Michelle Trevisani 09/03/2016
Lindas linhas
Vermelho Amargo é um livro recheado de lirismo, quase uma poesia em linhas retas, com metáforas e metalinguagens, um livro não de continuações, mas de reticencias. Traz este livro um relato da própria infância do autor, vivida de forma dolorosa pela perda prematura da mãe, pela falta de amor e carinho presente no lar depois disto, do surgimento de uma madrasta e de como cada irmão num total de cinco viveu seus sentimentos em decorrência desta fato que nenhuma criança merece ter como sina. Cada qual lida de uma forma com a perda, e aos olhos da criança "Bartolomeu" tudo era muito difícil de digerir. Por várias vezes surge no livro a questão do tomate: o autor brinca muito com essa palavra. O que é o tomate? É a forma de retratar que a madrasta tanto o fazia que só o que se pode enxergar é isto nela e mais nada, que nada além de tomate poderia se esperar da madrasta, nem um tipo de carinho, amor, cumplicidade. Se a ideia do pai era arranjar uma substituta para a mãe que se fora, ele o fizera muito mal, segundo as entrelinhas do autor. O tomate pode ser também o percalço pelo qual a família passa, o sofrimento sempre ali presente, vermelho e maduro, alimento cansado de se apresentar à mesa todo dia, causava repulsa.

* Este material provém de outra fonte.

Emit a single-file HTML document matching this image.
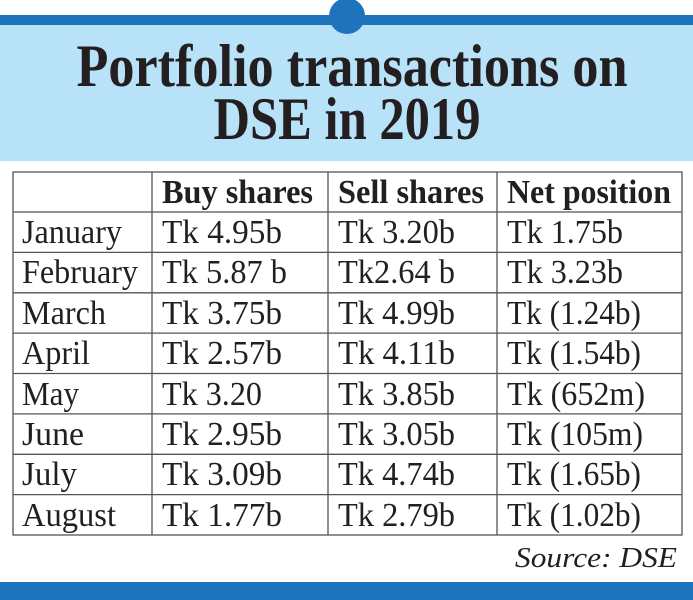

Fora esta reflexão o livro traz sentenças lindas, poéticas, de uma beleza fora do comum, como estas:
"Inventei-me mais inverdades para vencer o dia amanhecendo sob névoa. Preencher um dia é demasiadamente penoso, se não me ocupo de mentiras." (p.7)
"Há que experimentar o prazer para, só depois, bem suportar a dor. Vim ao mundo molhado pelo desenlace. A dor do parto é também de quem nasce. Todo parto decreta um pesaroso abandono. Nascer é afastar-se - em lágrimas - do paraíso, é condenar-se à liberdade." (p. 8)
"Sempre suspeitei o nascer como entrar num trem andando. Só que, o mundo, eu não sabia de onde vinha nem para onde ia. E, no meu vagão, não escolhi os companheiros para a viagem. Eram todos estranhos, severos, amargos, impostos. Também entrei sem comprar o bilhete de viagem. Minha bagagem, pequena, cabia debaixo do banco - da segunda classe - sem incomodar. Contrabandeava poucos pertences: uma grande dor que doía o corpo inteiro e a vontade de encontrar um remédio capaz de remediar o incômodo. Até hoje o mundo ainda não atracou. Vou sem escolher o destino."
Ler Vermelho Amargo foi uma grata surpresa. Um livro curto carregado de sentimento. Carregado de lindas linhas, de poesia, de dor, uma dor sofrida, que de tão sofrida vira amor.